Keep the pictures out of the copy and repeat the records exactly.

Dataset excerpts
------------

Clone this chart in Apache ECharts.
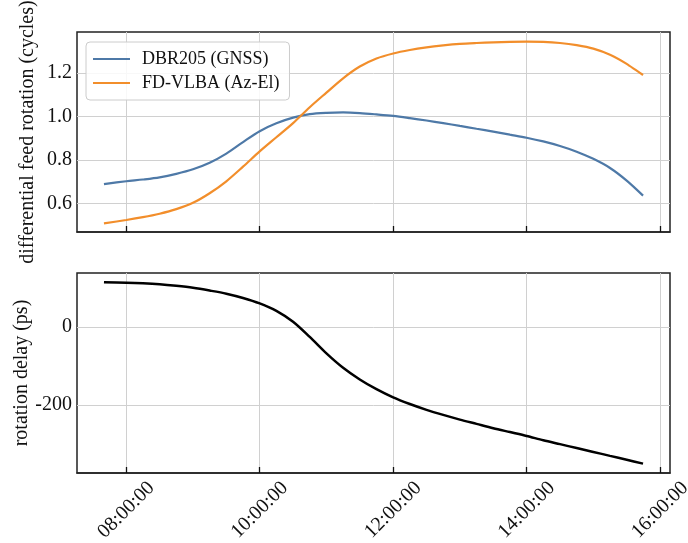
<!DOCTYPE html>
<html><head><meta charset="utf-8">
<script src="https://cdn.jsdelivr.net/npm/echarts@6/dist/echarts.min.js"></script>
<style>html,body{margin:0;padding:0;background:#fff}#c{width:688px;height:543px}</style>
</head><body><div id="c"></div>
<script>
// time in hours (UT)
const hours = [7.666, 8, 8.25, 8.5, 8.75, 9, 9.25, 9.5, 9.75, 10, 10.25, 10.5, 10.75, 11, 11.25, 11.5, 11.75, 12, 12.25, 12.5, 12.75, 13, 13.25, 13.5, 13.75, 14, 14.25, 14.5, 14.75, 15, 15.25, 15.5, 15.745];
const dbr205 = [0.690, 0.703, 0.711, 0.721, 0.737, 0.758, 0.788, 0.830, 0.883, 0.933, 0.969, 0.995, 1.011, 1.017, 1.019, 1.016, 1.010, 1.003, 0.993, 0.982, 0.970, 0.957, 0.944, 0.931, 0.917, 0.903, 0.886, 0.865, 0.839, 0.806, 0.764, 0.706, 0.637];
const fdvlba = [0.510, 0.525, 0.538, 0.554, 0.575, 0.604, 0.648, 0.703, 0.770, 0.840, 0.905, 0.970, 1.043, 1.110, 1.176, 1.230, 1.267, 1.290, 1.306, 1.318, 1.327, 1.334, 1.338, 1.341, 1.343, 1.344, 1.343, 1.338, 1.328, 1.312, 1.284, 1.242, 1.191];
const delayPs = [115, 114, 112.5, 110, 106, 101, 94, 86, 75, 61, 42, 14, -25, -67, -104, -134, -159, -180, -197, -212, -225, -237, -248, -259, -269, -279, -290, -300, -310, -320, -330, -340, -350];
const xTicks = [8, 10, 12, 14, 16];
const topYTicks = [0.6, 0.8, 1.0, 1.2];
const botYTicks = [-200, 0];
const seriesNames = ['DBR205 (GNSS)', 'FD-VLBA (Az-El)'];

const FONT = 'Liberation Serif, Times New Roman, serif';
const pair = (xs, ys) => xs.map((x, i) => [x, ys[i]]);
const fmtTime = v => (v < 10 ? '0' : '') + Math.round(v) + ':00:00';

const xBase = (gi, showLabels) => ({
  type: 'value', gridIndex: gi, min: 7.262, max: 16.149,
  axisLine: {show: true, onZero: false, lineStyle: {color: '#222', width: 1.5}},
  axisTick: {show: true, inside: true, length: 6, customValues: xTicks, lineStyle: {color: '#111', width: 1.3}},
  axisLabel: {show: showLabels, customValues: xTicks, formatter: fmtTime, rotate: 45, align: 'center', verticalAlign: 'middle', margin: 37,
    fontFamily: FONT, fontSize: 20, color: '#111'},
  splitLine: {show: true, lineStyle: {color: '#d0d0d0', width: 1}}
});

const chart = echarts.init(document.getElementById('c'), null, {renderer: 'canvas'});
chart.setOption({
  animation: false,
  backgroundColor: '#fff',
  grid: [
    {left: 77, top: 32, width: 593, height: 200, show: true, borderColor: '#222', borderWidth: 1.5, backgroundColor: 'transparent', outerBoundsMode: 'none', containLabel: false},
    {left: 77, top: 273, width: 593, height: 200, show: true, borderColor: '#222', borderWidth: 1.5, backgroundColor: 'transparent', outerBoundsMode: 'none', containLabel: false}
  ],
  legend: {
    data: seriesNames, orient: 'vertical', left: 86, top: 42,
    padding: [8, 10, 8, 7], itemGap: 6, itemWidth: 37, itemHeight: 2, icon: 'rect',
    backgroundColor: 'rgba(255,255,255,0.85)', borderColor: '#cccccc', borderWidth: 1, borderRadius: 4,
    textStyle: {fontFamily: FONT, fontSize: 18, color: '#111', padding: [0, 0, 0, 7]}
  },
  xAxis: [xBase(0, false), xBase(1, true)],
  yAxis: [
    {type: 'value', gridIndex: 0, min: 0.470, max: 1.3885,
     name: 'differential feed rotation (cycles)', nameLocation: 'middle', nameGap: 39, nameMoveOverlap: false,
     nameTextStyle: {fontFamily: FONT, fontSize: 20, color: '#111'},
     axisLine: {show: false, onZero: false}, axisTick: {show: false, customValues: topYTicks},
     axisLabel: {customValues: topYTicks, formatter: v => v.toFixed(1), margin: 5, fontFamily: FONT, fontSize: 20, color: '#111'},
     splitLine: {show: true, lineStyle: {color: '#d0d0d0', width: 1}}},
    {type: 'value', gridIndex: 1, min: -374, max: 139,
     name: 'rotation delay (ps)', nameLocation: 'middle', nameGap: 45, nameMoveOverlap: false,
     nameTextStyle: {fontFamily: FONT, fontSize: 20, color: '#111'},
     axisLine: {show: false, onZero: false}, axisTick: {show: false, customValues: botYTicks},
     axisLabel: {customValues: botYTicks, formatter: v => String(v), margin: 5, fontFamily: FONT, fontSize: 20, color: '#111'},
     splitLine: {show: true, lineStyle: {color: '#d0d0d0', width: 1}}}
  ],
  series: [
    {name: seriesNames[0], type: 'line', xAxisIndex: 0, yAxisIndex: 0, data: pair(hours, dbr205),
     showSymbol: false, smooth: 0.3, lineStyle: {color: '#4e79a7', width: 2.2}, itemStyle: {color: '#4e79a7'}},
    {name: seriesNames[1], type: 'line', xAxisIndex: 0, yAxisIndex: 0, data: pair(hours, fdvlba),
     showSymbol: false, smooth: 0.3, lineStyle: {color: '#f28e2b', width: 2.2}, itemStyle: {color: '#f28e2b'}},
    {name: 'delay', type: 'line', xAxisIndex: 1, yAxisIndex: 1, data: pair(hours, delayPs),
     showSymbol: false, smooth: 0.3, lineStyle: {color: '#000', width: 2.5}, itemStyle: {color: '#000'}}
  ]
});
</script></body></html>
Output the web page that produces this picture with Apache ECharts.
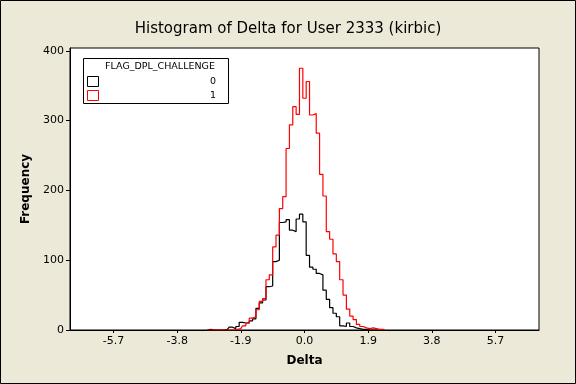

------------

Response
Clone this chart in Apache ECharts.
<!DOCTYPE html>
<html><head><meta charset="utf-8">
<script src="https://cdn.jsdelivr.net/npm/echarts@6/dist/echarts.min.js"></script>
<style>html,body{margin:0;padding:0;background:#fff}#c{width:688px;height:543px}</style>
</head><body><div id="c"></div>
<script>
// time in hours (UT)
const hours = [7.666, 8, 8.25, 8.5, 8.75, 9, 9.25, 9.5, 9.75, 10, 10.25, 10.5, 10.75, 11, 11.25, 11.5, 11.75, 12, 12.25, 12.5, 12.75, 13, 13.25, 13.5, 13.75, 14, 14.25, 14.5, 14.75, 15, 15.25, 15.5, 15.745];
const dbr205 = [0.690, 0.703, 0.711, 0.721, 0.737, 0.758, 0.788, 0.830, 0.883, 0.933, 0.969, 0.995, 1.011, 1.017, 1.019, 1.016, 1.010, 1.003, 0.993, 0.982, 0.970, 0.957, 0.944, 0.931, 0.917, 0.903, 0.886, 0.865, 0.839, 0.806, 0.764, 0.706, 0.637];
const fdvlba = [0.510, 0.525, 0.538, 0.554, 0.575, 0.604, 0.648, 0.703, 0.770, 0.840, 0.905, 0.970, 1.043, 1.110, 1.176, 1.230, 1.267, 1.290, 1.306, 1.318, 1.327, 1.334, 1.338, 1.341, 1.343, 1.344, 1.343, 1.338, 1.328, 1.312, 1.284, 1.242, 1.191];
const delayPs = [115, 114, 112.5, 110, 106, 101, 94, 86, 75, 61, 42, 14, -25, -67, -104, -134, -159, -180, -197, -212, -225, -237, -248, -259, -269, -279, -290, -300, -310, -320, -330, -340, -350];
const xTicks = [8, 10, 12, 14, 16];
const topYTicks = [0.6, 0.8, 1.0, 1.2];
const botYTicks = [-200, 0];
const seriesNames = ['DBR205 (GNSS)', 'FD-VLBA (Az-El)'];

const FONT = 'Liberation Serif, Times New Roman, serif';
const pair = (xs, ys) => xs.map((x, i) => [x, ys[i]]);
const fmtTime = v => (v < 10 ? '0' : '') + Math.round(v) + ':00:00';

const xBase = (gi, showLabels) => ({
  type: 'value', gridIndex: gi, min: 7.262, max: 16.149,
  axisLine: {show: true, onZero: false, lineStyle: {color: '#222', width: 1.5}},
  axisTick: {show: true, inside: true, length: 6, customValues: xTicks, lineStyle: {color: '#111', width: 1.3}},
  axisLabel: {show: showLabels, customValues: xTicks, formatter: fmtTime, rotate: 45, align: 'center', verticalAlign: 'middle', margin: 37,
    fontFamily: FONT, fontSize: 20, color: '#111'},
  splitLine: {show: true, lineStyle: {color: '#d0d0d0', width: 1}}
});

const chart = echarts.init(document.getElementById('c'), null, {renderer: 'canvas'});
chart.setOption({
  animation: false,
  backgroundColor: '#fff',
  grid: [
    {left: 77, top: 32, width: 593, height: 200, show: true, borderColor: '#222', borderWidth: 1.5, backgroundColor: 'transparent', outerBoundsMode: 'none', containLabel: false},
    {left: 77, top: 273, width: 593, height: 200, show: true, borderColor: '#222', borderWidth: 1.5, backgroundColor: 'transparent', outerBoundsMode: 'none', containLabel: false}
  ],
  legend: {
    data: seriesNames, orient: 'vertical', left: 86, top: 42,
    padding: [8, 10, 8, 7], itemGap: 6, itemWidth: 37, itemHeight: 2, icon: 'rect',
    backgroundColor: 'rgba(255,255,255,0.85)', borderColor: '#cccccc', borderWidth: 1, borderRadius: 4,
    textStyle: {fontFamily: FONT, fontSize: 18, color: '#111', padding: [0, 0, 0, 7]}
  },
  xAxis: [xBase(0, false), xBase(1, true)],
  yAxis: [
    {type: 'value', gridIndex: 0, min: 0.470, max: 1.3885,
     name: 'differential feed rotation (cycles)', nameLocation: 'middle', nameGap: 39, nameMoveOverlap: false,
     nameTextStyle: {fontFamily: FONT, fontSize: 20, color: '#111'},
     axisLine: {show: false, onZero: false}, axisTick: {show: false, customValues: topYTicks},
     axisLabel: {customValues: topYTicks, formatter: v => v.toFixed(1), margin: 5, fontFamily: FONT, fontSize: 20, color: '#111'},
     splitLine: {show: true, lineStyle: {color: '#d0d0d0', width: 1}}},
    {type: 'value', gridIndex: 1, min: -374, max: 139,
     name: 'rotation delay (ps)', nameLocation: 'middle', nameGap: 45, nameMoveOverlap: false,
     nameTextStyle: {fontFamily: FONT, fontSize: 20, color: '#111'},
     axisLine: {show: false, onZero: false}, axisTick: {show: false, customValues: botYTicks},
     axisLabel: {customValues: botYTicks, formatter: v => String(v), margin: 5, fontFamily: FONT, fontSize: 20, color: '#111'},
     splitLine: {show: true, lineStyle: {color: '#d0d0d0', width: 1}}}
  ],
  series: [
    {name: seriesNames[0], type: 'line', xAxisIndex: 0, yAxisIndex: 0, data: pair(hours, dbr205),
     showSymbol: false, smooth: 0.3, lineStyle: {color: '#4e79a7', width: 2.2}, itemStyle: {color: '#4e79a7'}},
    {name: seriesNames[1], type: 'line', xAxisIndex: 0, yAxisIndex: 0, data: pair(hours, fdvlba),
     showSymbol: false, smooth: 0.3, lineStyle: {color: '#f28e2b', width: 2.2}, itemStyle: {color: '#f28e2b'}},
    {name: 'delay', type: 'line', xAxisIndex: 1, yAxisIndex: 1, data: pair(hours, delayPs),
     showSymbol: false, smooth: 0.3, lineStyle: {color: '#000', width: 2.5}, itemStyle: {color: '#000'}}
  ]
});
</script></body></html>
Output the web page that produces this picture with Apache ECharts.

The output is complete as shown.